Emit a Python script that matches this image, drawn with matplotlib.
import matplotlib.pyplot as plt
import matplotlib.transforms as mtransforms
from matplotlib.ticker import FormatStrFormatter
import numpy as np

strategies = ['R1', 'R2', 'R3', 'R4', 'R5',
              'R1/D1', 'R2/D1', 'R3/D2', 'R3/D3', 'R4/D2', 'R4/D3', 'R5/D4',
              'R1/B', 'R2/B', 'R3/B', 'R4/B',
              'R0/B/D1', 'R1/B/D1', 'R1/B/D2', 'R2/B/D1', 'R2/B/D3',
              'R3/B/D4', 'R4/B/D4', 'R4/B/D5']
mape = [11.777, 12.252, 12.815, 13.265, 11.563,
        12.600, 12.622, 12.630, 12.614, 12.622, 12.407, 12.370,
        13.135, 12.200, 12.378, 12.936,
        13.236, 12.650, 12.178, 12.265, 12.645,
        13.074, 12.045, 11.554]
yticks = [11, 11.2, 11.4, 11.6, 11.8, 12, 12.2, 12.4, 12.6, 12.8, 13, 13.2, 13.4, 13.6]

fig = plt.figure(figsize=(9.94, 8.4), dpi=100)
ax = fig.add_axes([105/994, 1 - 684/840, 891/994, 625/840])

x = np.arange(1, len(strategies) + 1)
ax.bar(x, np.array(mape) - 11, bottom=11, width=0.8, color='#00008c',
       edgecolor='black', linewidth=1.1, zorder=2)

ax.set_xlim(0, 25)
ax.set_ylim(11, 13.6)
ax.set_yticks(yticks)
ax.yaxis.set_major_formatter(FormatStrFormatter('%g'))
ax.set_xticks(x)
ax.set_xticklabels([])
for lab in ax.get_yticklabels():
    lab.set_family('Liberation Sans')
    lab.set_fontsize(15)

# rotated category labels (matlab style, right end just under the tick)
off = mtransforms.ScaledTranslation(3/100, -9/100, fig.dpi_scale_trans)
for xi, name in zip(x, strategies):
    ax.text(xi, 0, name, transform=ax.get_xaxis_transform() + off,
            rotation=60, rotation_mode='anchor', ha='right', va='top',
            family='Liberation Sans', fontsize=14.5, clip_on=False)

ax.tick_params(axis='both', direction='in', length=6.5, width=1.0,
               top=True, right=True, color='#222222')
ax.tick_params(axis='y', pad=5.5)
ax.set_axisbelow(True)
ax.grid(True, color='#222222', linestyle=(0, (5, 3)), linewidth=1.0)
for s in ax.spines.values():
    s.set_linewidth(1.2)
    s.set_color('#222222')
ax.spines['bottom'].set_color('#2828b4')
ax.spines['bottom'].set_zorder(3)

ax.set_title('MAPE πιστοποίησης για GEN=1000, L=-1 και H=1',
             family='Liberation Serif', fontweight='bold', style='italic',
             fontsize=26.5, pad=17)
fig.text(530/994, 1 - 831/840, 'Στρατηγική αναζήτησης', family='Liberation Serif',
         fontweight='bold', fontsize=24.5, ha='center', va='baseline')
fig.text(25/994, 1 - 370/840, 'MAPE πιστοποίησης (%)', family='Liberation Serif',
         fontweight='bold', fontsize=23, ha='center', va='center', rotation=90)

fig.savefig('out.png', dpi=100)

....

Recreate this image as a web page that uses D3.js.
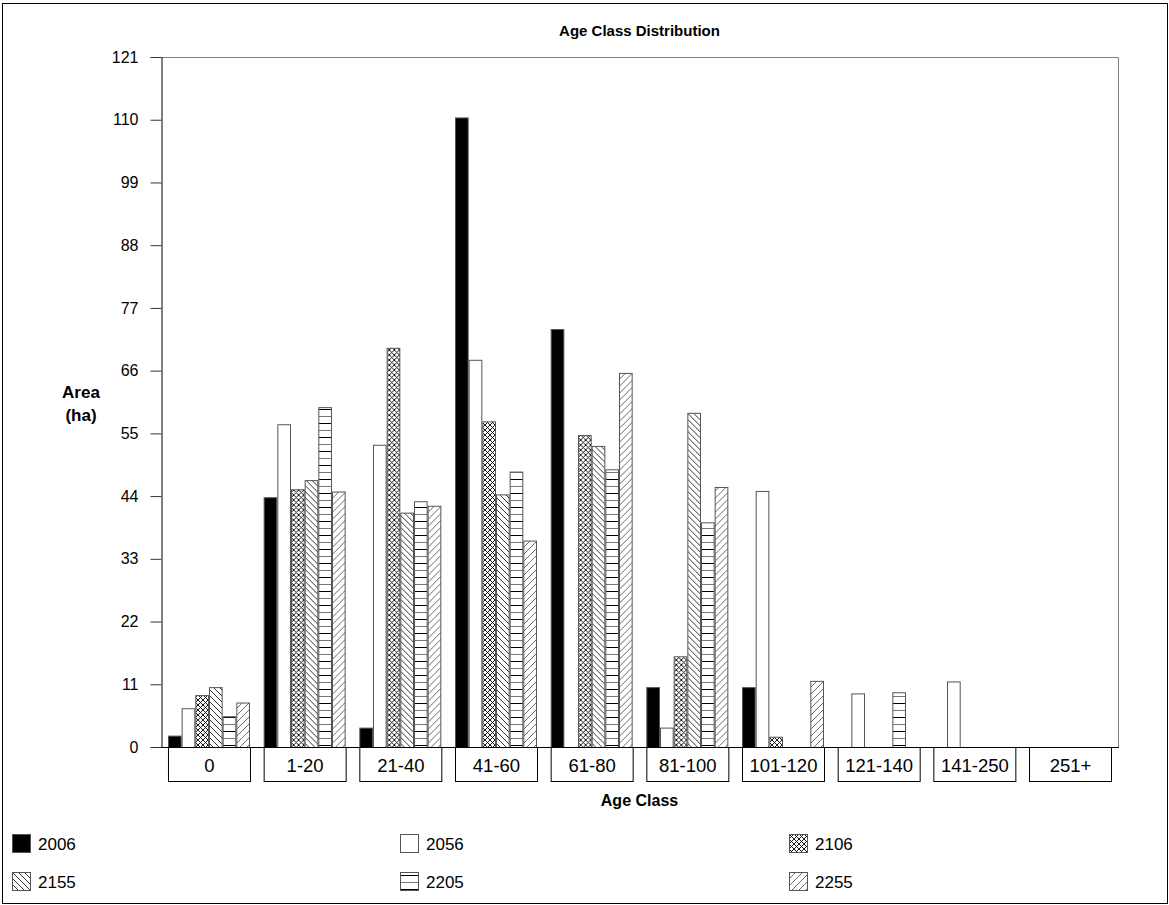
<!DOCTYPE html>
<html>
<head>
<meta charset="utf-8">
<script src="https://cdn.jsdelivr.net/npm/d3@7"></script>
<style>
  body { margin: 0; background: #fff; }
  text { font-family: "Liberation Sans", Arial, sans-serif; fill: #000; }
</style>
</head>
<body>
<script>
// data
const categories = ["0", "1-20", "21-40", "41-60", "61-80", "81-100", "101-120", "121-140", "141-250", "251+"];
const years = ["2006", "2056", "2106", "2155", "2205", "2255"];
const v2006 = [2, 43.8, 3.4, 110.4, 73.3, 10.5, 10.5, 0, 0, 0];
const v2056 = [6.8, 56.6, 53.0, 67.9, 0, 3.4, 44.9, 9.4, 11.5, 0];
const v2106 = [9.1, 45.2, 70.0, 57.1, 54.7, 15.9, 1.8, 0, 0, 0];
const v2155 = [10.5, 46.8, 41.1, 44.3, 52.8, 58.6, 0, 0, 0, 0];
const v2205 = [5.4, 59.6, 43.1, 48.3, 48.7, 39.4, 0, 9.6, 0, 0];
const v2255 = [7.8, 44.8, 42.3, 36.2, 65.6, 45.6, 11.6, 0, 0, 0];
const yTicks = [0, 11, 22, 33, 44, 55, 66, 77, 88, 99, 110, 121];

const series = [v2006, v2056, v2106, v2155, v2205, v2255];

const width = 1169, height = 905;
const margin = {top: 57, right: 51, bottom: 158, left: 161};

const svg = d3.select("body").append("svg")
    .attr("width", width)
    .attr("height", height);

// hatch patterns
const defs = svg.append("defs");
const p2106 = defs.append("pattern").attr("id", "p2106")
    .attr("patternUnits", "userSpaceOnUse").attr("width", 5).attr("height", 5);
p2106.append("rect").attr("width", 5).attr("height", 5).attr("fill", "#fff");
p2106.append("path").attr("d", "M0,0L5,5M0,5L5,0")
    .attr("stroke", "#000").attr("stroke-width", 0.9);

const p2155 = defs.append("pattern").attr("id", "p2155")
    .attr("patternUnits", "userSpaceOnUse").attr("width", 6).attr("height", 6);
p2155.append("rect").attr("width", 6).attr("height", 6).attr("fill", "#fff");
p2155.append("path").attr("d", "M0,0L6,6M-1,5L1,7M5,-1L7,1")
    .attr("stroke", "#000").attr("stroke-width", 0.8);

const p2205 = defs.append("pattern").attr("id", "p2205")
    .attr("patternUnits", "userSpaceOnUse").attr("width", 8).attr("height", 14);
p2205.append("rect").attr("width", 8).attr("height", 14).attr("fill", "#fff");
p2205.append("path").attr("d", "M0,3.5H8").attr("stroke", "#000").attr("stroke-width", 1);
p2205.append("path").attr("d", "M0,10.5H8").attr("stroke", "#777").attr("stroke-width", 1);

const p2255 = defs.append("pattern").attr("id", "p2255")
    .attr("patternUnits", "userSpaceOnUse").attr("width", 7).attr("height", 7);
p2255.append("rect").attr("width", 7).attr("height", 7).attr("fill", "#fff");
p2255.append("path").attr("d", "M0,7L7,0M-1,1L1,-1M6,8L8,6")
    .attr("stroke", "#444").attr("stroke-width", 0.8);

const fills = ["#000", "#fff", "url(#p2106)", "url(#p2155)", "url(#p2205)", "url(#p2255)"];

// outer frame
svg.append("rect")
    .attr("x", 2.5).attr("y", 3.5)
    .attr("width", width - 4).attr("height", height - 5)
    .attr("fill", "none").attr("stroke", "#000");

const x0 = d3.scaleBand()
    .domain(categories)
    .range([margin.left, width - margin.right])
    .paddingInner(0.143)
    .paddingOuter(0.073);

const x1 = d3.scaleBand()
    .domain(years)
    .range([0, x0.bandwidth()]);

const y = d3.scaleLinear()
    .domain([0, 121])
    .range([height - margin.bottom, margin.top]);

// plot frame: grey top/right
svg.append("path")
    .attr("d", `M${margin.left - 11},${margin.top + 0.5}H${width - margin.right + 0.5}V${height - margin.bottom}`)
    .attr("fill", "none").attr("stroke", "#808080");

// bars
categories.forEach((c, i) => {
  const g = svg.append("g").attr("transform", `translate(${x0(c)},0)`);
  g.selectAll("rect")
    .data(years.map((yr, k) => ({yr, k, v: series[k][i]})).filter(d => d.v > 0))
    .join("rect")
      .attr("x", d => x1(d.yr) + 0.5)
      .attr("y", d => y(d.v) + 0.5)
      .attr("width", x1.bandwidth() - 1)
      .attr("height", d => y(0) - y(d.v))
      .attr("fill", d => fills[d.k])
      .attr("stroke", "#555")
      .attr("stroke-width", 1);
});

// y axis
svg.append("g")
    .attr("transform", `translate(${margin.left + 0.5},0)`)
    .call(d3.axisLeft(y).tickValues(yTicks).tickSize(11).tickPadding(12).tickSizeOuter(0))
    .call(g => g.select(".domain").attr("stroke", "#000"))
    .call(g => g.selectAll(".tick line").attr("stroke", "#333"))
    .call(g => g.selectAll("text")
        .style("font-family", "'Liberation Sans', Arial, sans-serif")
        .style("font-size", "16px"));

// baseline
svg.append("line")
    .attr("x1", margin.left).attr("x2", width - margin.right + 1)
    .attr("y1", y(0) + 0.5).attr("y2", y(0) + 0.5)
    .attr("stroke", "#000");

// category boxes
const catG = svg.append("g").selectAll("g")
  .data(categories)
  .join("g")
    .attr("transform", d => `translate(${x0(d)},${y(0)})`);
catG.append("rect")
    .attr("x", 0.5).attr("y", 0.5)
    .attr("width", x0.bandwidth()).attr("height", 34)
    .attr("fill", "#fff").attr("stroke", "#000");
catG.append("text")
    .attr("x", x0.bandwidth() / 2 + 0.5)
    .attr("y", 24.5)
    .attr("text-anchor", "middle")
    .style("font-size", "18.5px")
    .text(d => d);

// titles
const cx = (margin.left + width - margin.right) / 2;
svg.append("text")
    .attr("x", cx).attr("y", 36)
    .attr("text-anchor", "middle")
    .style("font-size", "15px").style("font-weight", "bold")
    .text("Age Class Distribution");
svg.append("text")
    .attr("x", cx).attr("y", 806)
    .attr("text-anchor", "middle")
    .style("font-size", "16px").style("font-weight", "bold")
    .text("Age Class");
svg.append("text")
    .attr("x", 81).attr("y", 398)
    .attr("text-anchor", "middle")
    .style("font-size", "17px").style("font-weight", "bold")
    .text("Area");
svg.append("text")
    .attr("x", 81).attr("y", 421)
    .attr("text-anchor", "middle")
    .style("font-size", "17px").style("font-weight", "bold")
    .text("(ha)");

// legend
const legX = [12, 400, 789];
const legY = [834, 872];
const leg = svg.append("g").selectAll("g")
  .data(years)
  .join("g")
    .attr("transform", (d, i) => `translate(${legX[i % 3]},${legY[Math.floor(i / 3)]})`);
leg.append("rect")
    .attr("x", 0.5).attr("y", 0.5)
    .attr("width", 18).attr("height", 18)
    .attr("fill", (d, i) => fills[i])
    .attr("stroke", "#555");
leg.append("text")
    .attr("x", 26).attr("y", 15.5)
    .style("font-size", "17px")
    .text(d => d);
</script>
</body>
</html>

....

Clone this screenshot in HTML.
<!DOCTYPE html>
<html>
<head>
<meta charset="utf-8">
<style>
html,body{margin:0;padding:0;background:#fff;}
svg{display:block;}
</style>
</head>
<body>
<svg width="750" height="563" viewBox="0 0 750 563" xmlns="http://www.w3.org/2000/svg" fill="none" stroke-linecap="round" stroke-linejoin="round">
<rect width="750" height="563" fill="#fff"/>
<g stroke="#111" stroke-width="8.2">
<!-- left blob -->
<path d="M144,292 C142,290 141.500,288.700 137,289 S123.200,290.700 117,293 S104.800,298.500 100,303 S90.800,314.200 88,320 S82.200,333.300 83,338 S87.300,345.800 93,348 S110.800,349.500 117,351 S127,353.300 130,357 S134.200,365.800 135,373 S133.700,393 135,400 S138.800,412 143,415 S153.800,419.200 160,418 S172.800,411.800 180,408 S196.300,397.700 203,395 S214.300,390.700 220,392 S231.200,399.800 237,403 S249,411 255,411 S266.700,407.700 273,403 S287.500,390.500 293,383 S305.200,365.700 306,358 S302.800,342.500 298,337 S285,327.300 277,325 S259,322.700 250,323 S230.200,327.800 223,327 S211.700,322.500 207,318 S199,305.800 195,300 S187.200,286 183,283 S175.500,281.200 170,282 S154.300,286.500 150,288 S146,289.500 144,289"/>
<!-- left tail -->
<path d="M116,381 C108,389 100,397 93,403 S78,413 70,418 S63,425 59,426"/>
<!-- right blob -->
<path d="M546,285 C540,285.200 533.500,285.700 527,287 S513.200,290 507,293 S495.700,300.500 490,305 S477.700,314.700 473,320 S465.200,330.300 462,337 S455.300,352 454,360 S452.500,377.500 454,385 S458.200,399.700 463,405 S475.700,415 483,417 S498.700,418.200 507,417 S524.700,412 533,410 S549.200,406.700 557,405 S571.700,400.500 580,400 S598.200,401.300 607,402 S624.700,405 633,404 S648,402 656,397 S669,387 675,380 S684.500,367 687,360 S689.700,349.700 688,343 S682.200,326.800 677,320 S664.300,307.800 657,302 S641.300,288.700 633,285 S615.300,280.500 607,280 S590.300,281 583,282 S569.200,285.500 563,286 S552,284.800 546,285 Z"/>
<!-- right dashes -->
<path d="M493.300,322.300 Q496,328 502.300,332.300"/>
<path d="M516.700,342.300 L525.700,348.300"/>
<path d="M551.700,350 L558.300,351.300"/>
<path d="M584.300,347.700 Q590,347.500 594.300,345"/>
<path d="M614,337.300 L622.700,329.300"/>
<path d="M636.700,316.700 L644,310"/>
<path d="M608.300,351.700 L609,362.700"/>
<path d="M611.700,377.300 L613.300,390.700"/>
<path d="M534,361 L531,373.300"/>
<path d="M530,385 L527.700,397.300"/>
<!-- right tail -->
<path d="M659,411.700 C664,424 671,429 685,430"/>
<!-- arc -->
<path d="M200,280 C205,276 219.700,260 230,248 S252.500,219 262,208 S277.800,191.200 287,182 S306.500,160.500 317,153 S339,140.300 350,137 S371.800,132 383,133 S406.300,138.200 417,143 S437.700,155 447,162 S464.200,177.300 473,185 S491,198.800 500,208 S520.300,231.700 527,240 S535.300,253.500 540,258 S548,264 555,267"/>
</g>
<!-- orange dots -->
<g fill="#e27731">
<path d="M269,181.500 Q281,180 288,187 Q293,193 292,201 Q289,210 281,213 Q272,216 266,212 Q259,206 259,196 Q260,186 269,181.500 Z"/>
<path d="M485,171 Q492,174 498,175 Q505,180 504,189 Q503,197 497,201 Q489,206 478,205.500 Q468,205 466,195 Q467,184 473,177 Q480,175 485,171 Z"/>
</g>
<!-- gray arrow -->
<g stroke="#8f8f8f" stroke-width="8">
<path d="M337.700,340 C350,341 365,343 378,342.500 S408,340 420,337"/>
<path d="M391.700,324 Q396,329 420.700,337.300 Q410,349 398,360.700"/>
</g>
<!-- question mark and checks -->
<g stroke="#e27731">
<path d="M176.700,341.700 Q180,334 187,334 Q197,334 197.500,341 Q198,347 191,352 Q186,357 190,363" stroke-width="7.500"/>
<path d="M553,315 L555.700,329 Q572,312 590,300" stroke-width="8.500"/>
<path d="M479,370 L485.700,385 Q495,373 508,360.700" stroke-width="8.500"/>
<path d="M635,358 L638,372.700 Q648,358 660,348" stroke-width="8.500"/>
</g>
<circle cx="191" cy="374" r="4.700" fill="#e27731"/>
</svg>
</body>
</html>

....

> _Set problem_
In the entries above, find each line with the word "that" and show it.

> _Exercise response_
Emit a Python script that matches this image, drawn with matplotlib.
Recreate this image as a web page that uses D3.js.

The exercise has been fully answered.